Task to carry out. Start at the line that contains "Emit a Python", stop at the line that contains "ax.plot(x, [v] *", and repeat every line in that span, those two included, with no pictures.

Data excerpts.
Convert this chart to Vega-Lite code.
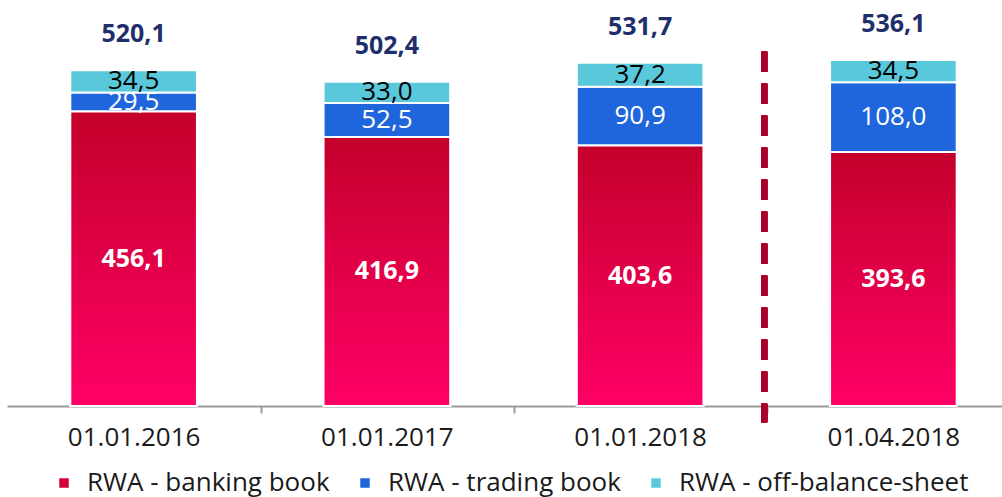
{
  "$schema": "https://vega.github.io/schema/vega-lite/v6.json",
  "width": 1013,
  "height": 406,
  "autosize": {"type": "none"},
  "padding": {"left": 7, "top": 0, "right": 0, "bottom": 91},
  "background": "white",
  "config": {
    "view": {"stroke": null},
    "font": "Open Sans",
    "locale": {"number": {"decimal": ",", "thousands": " ", "grouping": [3], "currency": ["", ""]}}
  },
  "data": {
    "values": [
      {"date": "01.01.2016", "series": "RWA - banking book", "ord": 1, "value": 456.1},
      {"date": "01.01.2016", "series": "RWA - trading book", "ord": 2, "value": 29.5},
      {"date": "01.01.2016", "series": "RWA - off-balance-sheet", "ord": 3, "value": 34.5},
      {"date": "01.01.2017", "series": "RWA - banking book", "ord": 1, "value": 416.9},
      {"date": "01.01.2017", "series": "RWA - trading book", "ord": 2, "value": 52.5},
      {"date": "01.01.2017", "series": "RWA - off-balance-sheet", "ord": 3, "value": 33.0},
      {"date": "01.01.2018", "series": "RWA - banking book", "ord": 1, "value": 403.6},
      {"date": "01.01.2018", "series": "RWA - trading book", "ord": 2, "value": 90.9},
      {"date": "01.01.2018", "series": "RWA - off-balance-sheet", "ord": 3, "value": 37.2},
      {"date": "01.04.2018", "series": "RWA - banking book", "ord": 1, "value": 393.6},
      {"date": "01.04.2018", "series": "RWA - trading book", "ord": 2, "value": 108.0},
      {"date": "01.04.2018", "series": "RWA - off-balance-sheet", "ord": 3, "value": 34.5}
    ]
  },
  "encoding": {
    "x": {
      "field": "date", "type": "nominal", "sort": null,
      "scale": {"paddingInner": 0.5, "paddingOuter": 0.25},
      "axis": {
        "title": null, "labelAngle": 0, "labelFontSize": 26, "labelColor": "#1a1a1a",
        "labelFont": "Open Sans", "labelPadding": 11, "labelOffset": -127,
        "domainColor": "#9a9a9a", "domainWidth": 2,
        "tickColor": "#9a9a9a", "tickWidth": 2, "tickSize": 7, "tickOffset": 127
      }
    }
  },
  "layer": [
    {
      "mark": {"type": "bar", "stroke": "white", "strokeWidth": 2},
      "encoding": {
        "y": {"field": "value", "type": "quantitative", "stack": "zero",
              "scale": {"domain": [0, 629], "nice": false, "zero": true}, "axis": null},
        "order": {"field": "ord", "type": "quantitative"},
        "color": {
          "field": "series", "type": "nominal",
          "scale": {"domain": ["RWA - banking book", "RWA - trading book", "RWA - off-balance-sheet"],
                    "range": ["#d2003a", "#1f66dd", "#58c8da"]},
          "legend": {
            "title": null, "orient": "none", "direction": "horizontal",
            "legendX": 44, "legendY": 470,
            "symbolType": "square", "symbolSize": 90, "symbolStrokeWidth": 0,
            "labelFontSize": 26, "labelFont": "Open Sans", "labelColor": "#1a1a1a",
            "labelOffset": 10, "columnPadding": 22, "labelLimit": 400
          }
        }
      }
    },
    {
      "transform": [{"filter": "datum.series === 'RWA - banking book'"}],
      "mark": {
        "type": "bar", "stroke": "white", "strokeWidth": 2,
        "color": {"gradient": "linear", "x1": 0, "y1": 0, "x2": 0, "y2": 1,
                  "stops": [{"offset": 0, "color": "#c4002a"}, {"offset": 1, "color": "#ff0066"}]}
      },
      "encoding": {
        "y": {"field": "value", "type": "quantitative", "stack": "zero"}
      }
    },
    {
      "mark": {"type": "text", "fontSize": 26, "font": "Open Sans", "baseline": "middle"},
      "encoding": {
        "y": {"field": "value", "type": "quantitative", "stack": "zero", "bandPosition": 0.5},
        "order": {"field": "ord", "type": "quantitative"},
        "text": {
          "condition": {"test": "datum.series !== 'RWA - banking book'", "field": "value", "type": "quantitative", "format": ".1f"},
          "value": ""
        },
        "color": {
          "field": "series", "type": "nominal",
          "scale": {"domain": ["RWA - banking book", "RWA - trading book", "RWA - off-balance-sheet"],
                    "range": ["#ffffff", "#ffffff", "#000000"]},
          "legend": null
        }
      }
    },
    {
      "transform": [{"filter": "datum.series === 'RWA - banking book'"}],
      "mark": {"type": "text", "fontSize": 25, "fontWeight": "bold", "font": "Open Sans", "baseline": "middle", "color": "white"},
      "encoding": {
        "y": {"field": "value", "type": "quantitative", "stack": "zero", "bandPosition": 0.5},
        "text": {"field": "value", "type": "quantitative", "format": ".1f"}
      }
    },
    {
      "transform": [{"aggregate": [{"op": "sum", "field": "value", "as": "total"}], "groupby": ["date"]}],
      "mark": {"type": "text", "fontSize": 25, "fontWeight": "bold", "font": "Open Sans", "baseline": "middle", "color": "#1f2f6b", "dy": -36},
      "encoding": {
        "y": {"field": "total", "type": "quantitative"},
        "text": {"field": "total", "type": "quantitative", "format": ".1f"}
      }
    },
    {
      "mark": {"type": "rule", "color": "#a8002a", "strokeWidth": 6, "strokeDash": [20, 12]},
      "encoding": {
        "x": {"datum": "01.01.2018", "bandPosition": 1.48},
        "y": {"datum": 549},
        "y2": {"datum": -25}
      }
    }
  ],
  "resolve": {"scale": {"color": "independent"}}
}
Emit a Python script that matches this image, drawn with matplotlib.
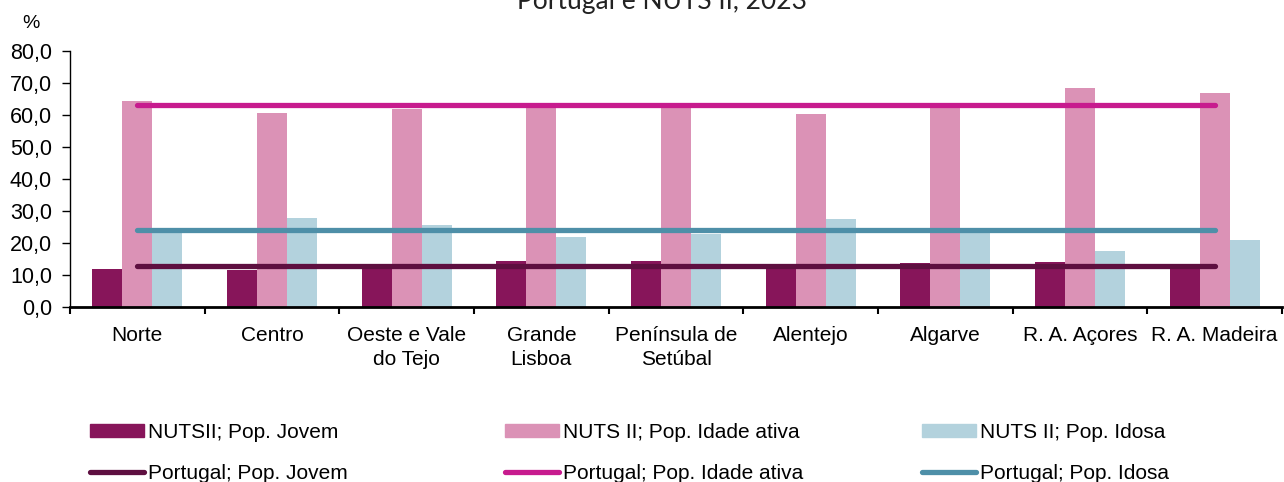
import numpy as np
import matplotlib.pyplot as plt
from matplotlib.lines import Line2D
from matplotlib.patches import Patch

plt.rcParams['font.family'] = ['Liberation Sans', 'DejaVu Sans']

regioes = ['Norte', 'Centro', 'Oeste e Vale\ndo Tejo', 'Grande\nLisboa',
           'Península de\nSetúbal', 'Alentejo', 'Algarve', 'R. A. Açores',
           'R. A. Madeira']
jovem = [11.9, 11.4, 13.0, 14.3, 14.2, 12.6, 13.6, 14.1, 12.5]
ativa = [64.3, 60.4, 61.8, 63.4, 63.3, 60.2, 62.1, 68.2, 66.9]
idosa = [24.1, 27.7, 25.4, 21.7, 22.7, 27.3, 24.2, 17.4, 20.8]
pt_jovem = 12.8
pt_ativa = 63.1
pt_idosa = 24.0

c_jovem, c_ativa, c_idosa = '#87155A', '#DB92B6', '#B3D2DD'
l_jovem, l_ativa, l_idosa = '#5E0F40', '#C71B8E', '#4E8FA8'

fig = plt.figure(figsize=(12.84, 4.82), dpi=100)
ax = fig.add_axes([70/1284, 1-306.7/482, 1212/1284, 256/482])

x = np.arange(len(regioes))
w = 0.223
ax.bar(x - w, jovem, w, color=c_jovem, zorder=2)
ax.bar(x, ativa, w, color=c_ativa, zorder=2)
ax.bar(x + w, idosa, w, color=c_idosa, zorder=2)

# linhas de referência Portugal
for v, c in [(pt_jovem, l_jovem), (pt_ativa, l_ativa), (pt_idosa, l_idosa)]:
    ax.plot(x, [v] * len(x), color=c, lw=3.8, solid_capstyle='round', zorder=3)

ax.set_xlim(-0.5, len(regioes) - 0.5)
ax.set_ylim(0, 80)
ax.set_yticks(np.arange(0, 81, 10))
ax.set_yticklabels([f'{v:.1f}'.replace('.', ',') for v in range(0, 81, 10)], fontsize=15.5)
ax.set_xticks(np.arange(-0.5, len(regioes), 1))
ax.set_xticklabels([])
ax.set_xticks(x, minor=True)
ax.set_xticklabels(regioes, minor=True, fontsize=15, linespacing=1.3)
ax.tick_params(axis='x', which='minor', length=0, pad=14)
ax.tick_params(axis='x', which='major', length=5, width=1.5, direction='out')
ax.tick_params(axis='y', length=6, width=1, pad=7)
for s in ['top', 'right']:
    ax.spines[s].set_visible(False)
ax.spines['bottom'].set_linewidth(2)
ax.spines['left'].set_linewidth(1)

fig.text(31/1284, 1 - 23/482, '%', fontsize=14, ha='center', va='center')
fig.text(662/1284, 1 - 9/482, 'Portugal e NUTS II, 2023', fontsize=19,
         ha='center', va='baseline', color='#222222', family='Lato')

cols = [
    ('NUTSII; Pop. Jovem', c_jovem, 'Portugal; Pop. Jovem', l_jovem, 90),
    ('NUTS II; Pop. Idade ativa', c_ativa, 'Portugal; Pop. Idade ativa', l_ativa, 505),
    ('NUTS II; Pop. Idosa', c_idosa, 'Portugal; Pop. Idosa', l_idosa, 922),
]
for lab1, c1, lab2, c2, xpos in cols:
    h = [Patch(color=c1), Line2D([0], [0], color=c2, lw=3.8, solid_capstyle='round')]
    fig.legend(h, [lab1, lab2], loc='upper left', bbox_to_anchor=(xpos/1284, 1 - 423/482),
               frameon=False, fontsize=15, handlelength=2.6, handleheight=0.55,
               handletextpad=0.2, labelspacing=1.05, borderpad=0, borderaxespad=0)

fig.savefig('out.png', dpi=100)
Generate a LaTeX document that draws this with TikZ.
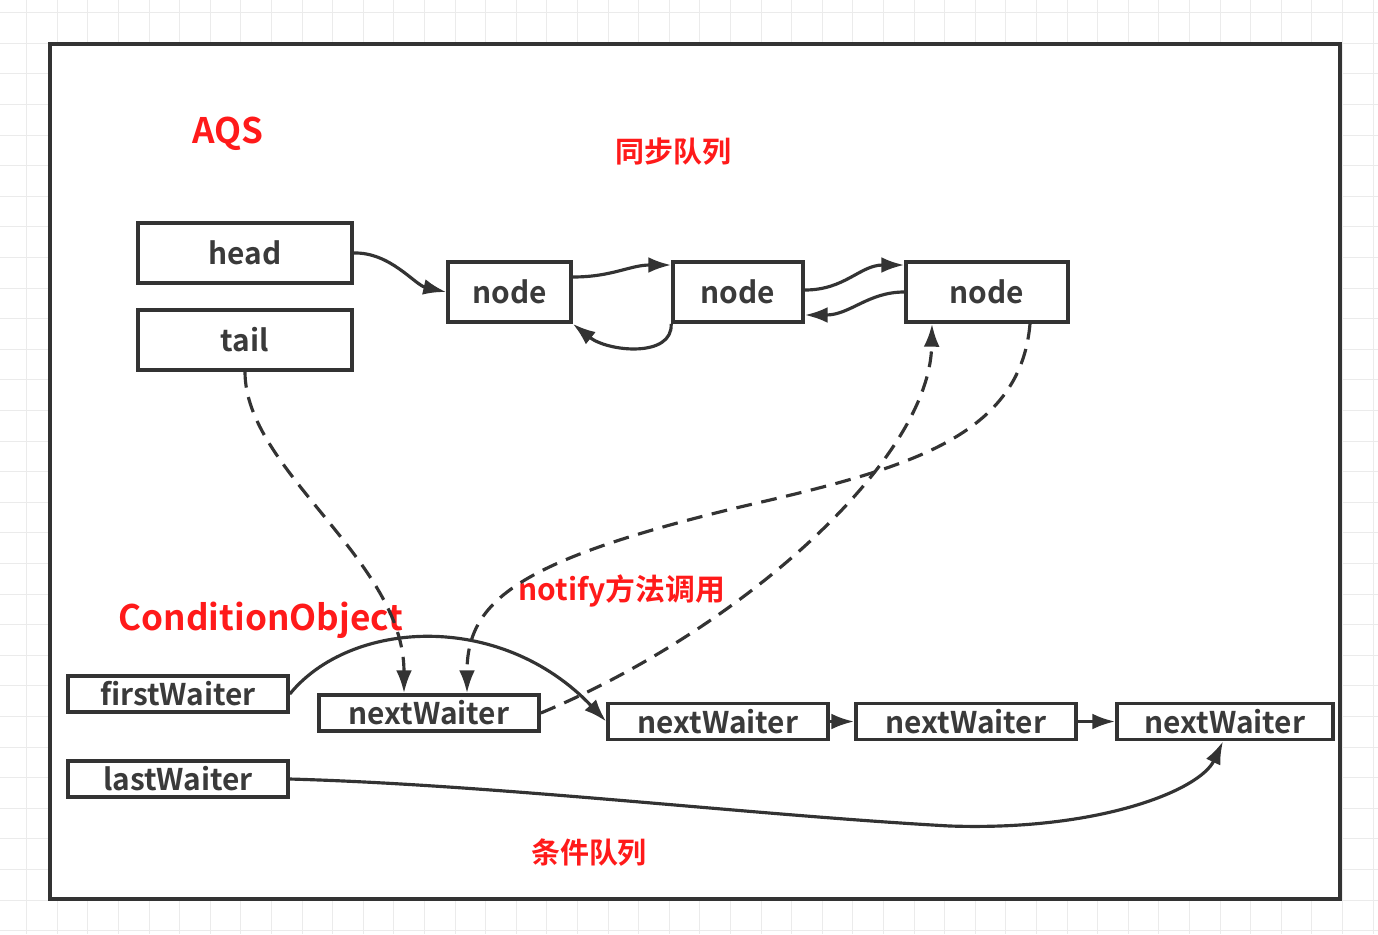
\documentclass[tikz,border=0pt]{standalone}
\usepackage{fontspec}
\setmainfont{Noto Sans CJK SC}[BoldFont={Noto Sans CJK SC Bold}]
\usepackage{tikz}
\usetikzlibrary{arrows,arrows.meta}
\usetikzlibrary{shapes,positioning,calc}
\definecolor{linegray}{HTML}{333333}
\definecolor{textgray}{HTML}{3A3A3A}
\definecolor{labelred}{HTML}{FF1A1A}
\definecolor{gridgray}{HTML}{EBEBEB}

\begin{document}
\begin{tikzpicture}[>={Latex[length=13pt,width=9pt]}, x=0.02cm, y=-0.02cm,
		box/.style={draw=linegray, line width=2.1pt, text=textgray, inner sep=0pt, font=\bfseries\fontsize{17}{20}\selectfont},
		qbox/.style={box, minimum height=1.2cm},
		wbox/.style={box, minimum width=4.4cm, minimum height=0.72cm},
		link/.style={->, draw=linegray, line width=1.8pt},
		weak/.style={link, dash pattern=on 9pt off 5.5pt},
		redlabel/.style={text=labelred, font=\bfseries\fontsize{20}{24}\selectfont}]
			\useasboundingbox (0,0) rectangle (1378,934);
			% grid paper
			\foreach \k in {0,...,44} \draw[gridgray, line width=0.6pt] (26.7+30.6*\k,0) -- (26.7+30.6*\k,934);
			\foreach \k in {0,...,30} \draw[gridgray, line width=0.6pt] (0,12.7+30.6*\k) -- (1378,12.7+30.6*\k);
			\draw[linegray, line width=2.2pt, fill=white] (50,44) rectangle (1340,899);
			\node[redlabel] (aqs) at (228,134) {AQS};
			\node[redlabel, font=\bfseries\fontsize{16.5}{20}\selectfont] (syncq) at (673,152) {同步队列};
			% sync queue
			\node[qbox, minimum width=4.28cm] (head) at (245,253) {head};
			\node[qbox, minimum width=4.28cm] (tail) at (245,340) {tail};
			\node[qbox, minimum width=2.46cm] (n1) at (509.5,292) {node};
			\node[qbox, minimum width=2.6cm] (n2) at (738,292) {node};
			\node[qbox, minimum width=3.24cm] (n3) at (987,292) {node};
			\draw[link] (head.east) .. controls (390,252) and (415,285) .. (n1.west);
			\draw[link] ($(n1.east)+(0,-15)$) .. controls (612,277) and (630,265) .. ($(n2.west)+(0,-27)$);
			\draw[link] (n2.south west) .. controls (673,358) and (608,352) .. (n1.south east);
			\draw[link] ($(n2.east)+(0,-2)$) .. controls (845,290) and (860,265) .. ($(n3.west)+(0,-27)$);
			\draw[link] (n3.west) .. controls (868,292) and (850,315) .. ($(n2.east)+(0,23)$);
			% condition queue
			\node[redlabel] (cond) at (261,620) {ConditionObject};
			\node[wbox] (first) at (178,694) {firstWaiter};
			\node[wbox] (last) at (178,779) {lastWaiter};
			\node[wbox] (w1) at (429,713) {nextWaiter};
			\node[wbox] (w2) at (718,721.5) {nextWaiter};
			\node[wbox] (w3) at (966,721.5) {nextWaiter};
			\node[wbox, minimum width=4.32cm] (w4) at (1225,721.5) {nextWaiter};
			\node[redlabel, font=\bfseries\fontsize{17}{20}\selectfont] (notify) at (622,591) {notify方法调用};
			\node[redlabel, font=\bfseries\fontsize{16.5}{20}\selectfont] (condq) at (589,853) {条件队列};
			\draw[link] (first.east) .. controls (350,620) and (500,610) .. (w2.west);
			\draw[link] (w2) -- (w3);
			\draw[link] (w3) -- (w4);
			\draw[link] (last.east) .. controls (500,785) and (750,815) .. (950,826) .. controls (1100,831) and (1200,790) .. ($(w4.south)+(-2,0)$);
			% links between the queues
			\draw[weak] (tail.south) .. controls (245,470) and (404,560) .. ($(w1.north)+(-25,0)$);
			\draw[weak] ($(n3.south)+(43,0)$) .. controls (1020,440) and (900,470) .. (740,507) .. controls (520,560) and (467,600) .. ($(w1.north)+(38,0)$);
			\draw[weak] (w1.east) .. controls (740,630) and (930,460) .. ($(n3.south)+(-55,0)$);
		\end{tikzpicture}
\end{document}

Solution to this problem.
Emit a Python script that matches this image, drawn with matplotlib.
import numpy as np
import matplotlib.pyplot as plt
from matplotlib.lines import Line2D
from matplotlib.patches import Patch

plt.rcParams['font.family'] = ['Liberation Sans', 'DejaVu Sans']

regioes = ['Norte', 'Centro', 'Oeste e Vale\ndo Tejo', 'Grande\nLisboa',
           'Península de\nSetúbal', 'Alentejo', 'Algarve', 'R. A. Açores',
           'R. A. Madeira']
jovem = [11.9, 11.4, 13.0, 14.3, 14.2, 12.6, 13.6, 14.1, 12.5]
ativa = [64.3, 60.4, 61.8, 63.4, 63.3, 60.2, 62.1, 68.2, 66.9]
idosa = [24.1, 27.7, 25.4, 21.7, 22.7, 27.3, 24.2, 17.4, 20.8]
pt_jovem = 12.8
pt_ativa = 63.1
pt_idosa = 24.0

c_jovem, c_ativa, c_idosa = '#87155A', '#DB92B6', '#B3D2DD'
l_jovem, l_ativa, l_idosa = '#5E0F40', '#C71B8E', '#4E8FA8'

fig = plt.figure(figsize=(12.84, 4.82), dpi=100)
ax = fig.add_axes([70/1284, 1-306.7/482, 1212/1284, 256/482])

x = np.arange(len(regioes))
w = 0.223
ax.bar(x - w, jovem, w, color=c_jovem, zorder=2)
ax.bar(x, ativa, w, color=c_ativa, zorder=2)
ax.bar(x + w, idosa, w, color=c_idosa, zorder=2)

# linhas de referência Portugal
for v, c in [(pt_jovem, l_jovem), (pt_ativa, l_ativa), (pt_idosa, l_idosa)]:
    ax.plot(x, [v] * len(x), color=c, lw=3.8, solid_capstyle='round', zorder=3)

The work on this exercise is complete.